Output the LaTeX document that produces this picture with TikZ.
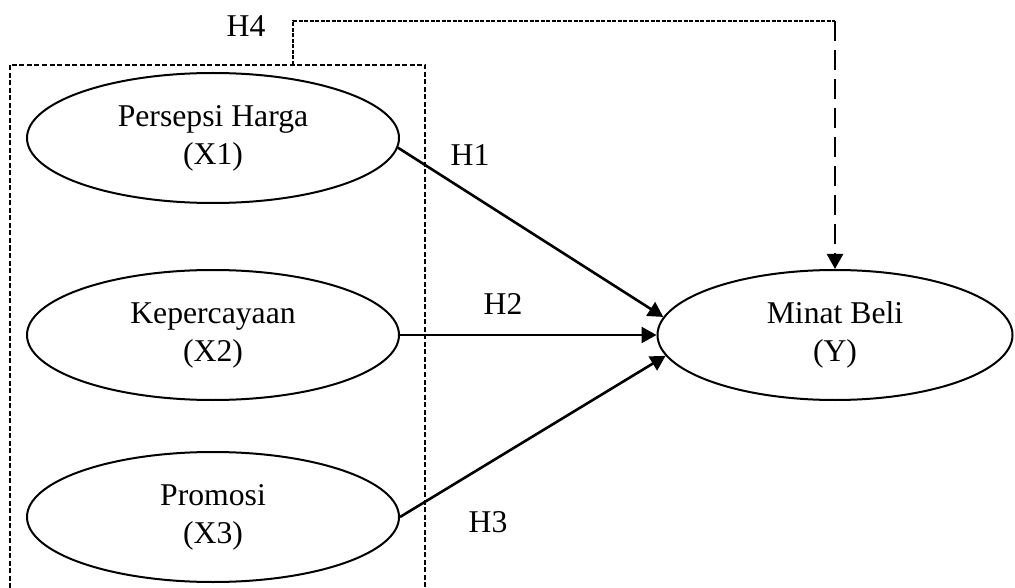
\documentclass[tikz,border=0pt]{standalone}
\usepackage{fontspec}
\setmainfont{Liberation Serif}
\usetikzlibrary{shapes.geometric,arrows.meta}

\begin{document}
\begin{tikzpicture}[x=1pt, y=-1pt,
        font=\fontsize{31.7pt}{38pt}\selectfont,
        var/.style={ellipse, draw, line width=2pt, align=center, inner sep=0pt,
            minimum width=372pt, minimum height=130pt},
        effect/.style={-{Triangle[length=15pt,width=16pt]}, line width=2.6pt},
        hyp/.style={inner sep=0pt}]
    \useasboundingbox (0,0) rectangle (1015,588);

    \node[var] (X1) at (213,138) {Persepsi Harga\\(X1)};
    \node[var] (X2) at (213,335) {Kepercayaan\\(X2)};
    \node[var] (X3) at (213,517) {Promosi\\(X3)};
    \node[var, minimum width=355pt] (Y) at (835,335) {Minat Beli\\(Y)};

    % group box, open at the bottom
    \draw[line width=1.4pt, dash pattern=on 5pt off 2.5pt] (10,588) |- (425,65) -- (425,588);

    \draw[effect] (X1.-3) -- (Y.174);
    \draw[effect] (X2.east) -- (Y.west);
    \draw[effect] (X3.east) -- (Y.187);

    % simultaneous effect
    \coordinate (g) at (293,65);
    \coordinate (c) at (Y.north |- 0,21);
    \draw[line width=1.2pt, dash pattern=on 4pt off 1.5pt] (g) |- (c);
    \draw[effect, dash pattern=on 20pt off 9pt] (c) -- (Y.north);

    \node[hyp] (h1) at (470,155) {H1};
    \node[hyp] (h2) at (503,304) {H2};
    \node[hyp] (h3) at (488,522) {H3};
    \node[hyp] (h4) at (246,26) {H4};
\end{tikzpicture}
\end{document}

※

◆ **Task requirements**: Repeat the lines of the listing above verbatim, beginning at its first line and ending at the line containing "minimum width=355pt] (Y)", which is included. Omit pictures.

◆ **Solution**:
Output the LaTeX document that produces this picture with TikZ.
\documentclass[tikz,border=0pt]{standalone}
\usepackage{fontspec}
\setmainfont{Liberation Serif}
\usetikzlibrary{shapes.geometric,arrows.meta}

\begin{document}
\begin{tikzpicture}[x=1pt, y=-1pt,
        font=\fontsize{31.7pt}{38pt}\selectfont,
        var/.style={ellipse, draw, line width=2pt, align=center, inner sep=0pt,
            minimum width=372pt, minimum height=130pt},
        effect/.style={-{Triangle[length=15pt,width=16pt]}, line width=2.6pt},
        hyp/.style={inner sep=0pt}]
    \useasboundingbox (0,0) rectangle (1015,588);

    \node[var] (X1) at (213,138) {Persepsi Harga\\(X1)};
    \node[var] (X2) at (213,335) {Kepercayaan\\(X2)};
    \node[var] (X3) at (213,517) {Promosi\\(X3)};
    \node[var, minimum width=355pt] (Y) at (835,335) {Minat Beli\\(Y)};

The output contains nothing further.